Stars of Vaudeville #184: Joan Davis


Is your correspondent a sexist?

I fear as much when I  realize that I think of I Married Joan as that tv show where Jim Backus plays some woman’s husband. Somehow, Joan Davis had become a footnote in her own show.

Oh, it’s not strictly my fault. Jim Backus (Mr. Magoo…Mr. Howell…James Dean’s dad in Rebel Without a Cause) is as awesome as it is possible for awesome to get. And, while I’ve only ever seen an episode or two of I Married Joan, it is perhaps not unfair to say that she trails somewhat behind Lucille Ball and Gracie Allen in making an impression. Yet her resume is so impressive, it’s definitely got me wanting to take a proper look at her body of work… and thus may this guilty (or at least, abashed) soul be redeemed. (Though to be fair to myself, I’ve seen some of the movies she made and she left…no impression).

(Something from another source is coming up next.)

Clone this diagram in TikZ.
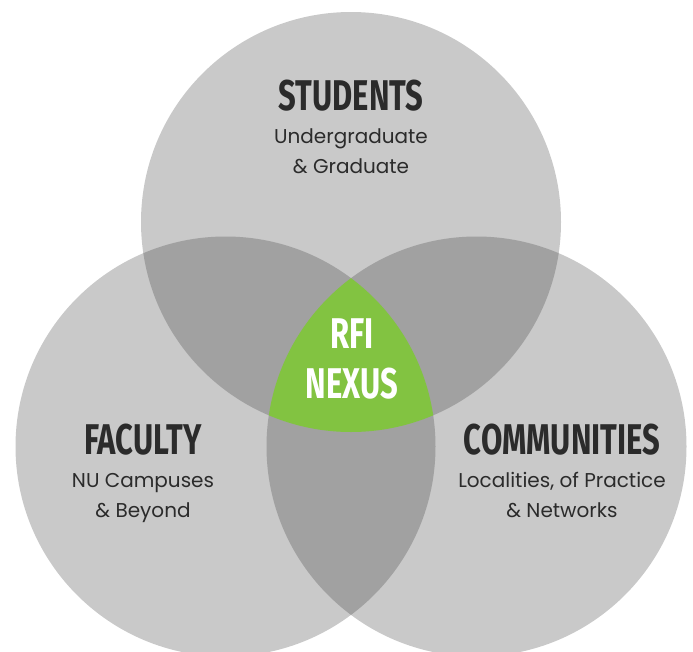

Davis started out (like so many) in amateur contests at age 6 in her native St. Paul. Soon she was booked on the Pantages circuit, where she worked as the “Toy Comedienne” until puberty took its toll, and she retired briefly to finish high school. After a brief stint working in a  department store, she returned to the biz, eventually teaming up with (and marrying) baggy pants comic Si Wills. By the early 30s they had a child and vaudeville had dried up, so they moved to Hollywood. Her first break was in a Mack Sennett picture with Myra Keaton and the Sons of the Pioneers. She continue to make films for the next 20 years or so, with Abbott and Costello and Eddie Cantor among her many co-stars.

Here she is performing “Olga from the Volga” in Thin Ice (1937):

The Joan Davis Show began on CBS radio in 1945; the name changed to I Married Joan in 1949. It moved to television in 1952, where it ran until 1955.  She died of a heart attack in 1961. She was only 53 years old.

To find out more about these variety artists and the history of vaudevilleconsult No Applause, Just Throw Money: The Book That Made Vaudeville Famous, available at Amazon, Barnes and Noble, and wherever nutty books are sold.


5 Responses to “Stars of Vaudeville #184: Joan Davis”

  1. Brad Sultan Says:

    Hi Travis —

    I loved your book and your site. I thought I was the only person under the age of 102 who is fascinated by vaudeville (something I leave out of my personal ad). I have a book from the ’50s called “Vaudeville” — the author was Joe somebody…can you recommend any others (besides your own) that are worth reading? Thanks and keep it up!

    Brad Sultan

    • Thanks for the nice words, Brad. “Joe Laurie Jr” is the guy you’re thinking of. In the back of “No Applause” you’ll find a comprehensive list of other vaudeville books. My favorite is probably the one by Douglas Gilbert. Also, there is a new one called “Vaudeville Wars” by Arthur Frank Wertheim that is excellent on the business end of things. Happy reading!

  2. Eddie Cantor was the key to Joan Davis’s success. Rumored lovers for several years, he mentored her into her film and radio career…

  3. Joan Davis was an accomplished physical comedian–one of my top diozen–and very popular of radio as well. But she wasn’t at peak in her post WWII films or her sub-par TV show (what judge would marry a whacko?), Watch Hold That Coed with JD & John Barrymore, Hold that Ghost (Abbott & Costello) or Life in College with the Ritz Brothers to appeciate her ability and characterization–indeed, most of her 1930s film work is proof of her skill. By the 1950s JD was trying to look glamorous yet doing her awkwark plain Jane schtick in her flat twanfy accent. She looked glamorous, but she was middle-aged and relying too much on formula. One could day the same for many young comics that didn’t adjust professionally to mid-life.

    • Thanks Frank. This post is about five years old. I’ve seen a bunch of her movies since it was posted, it’s probably due to be spruced up. At some point, I may investigate her work further but at the moment I’ve got higher (or other) priorities. Thanks for writing!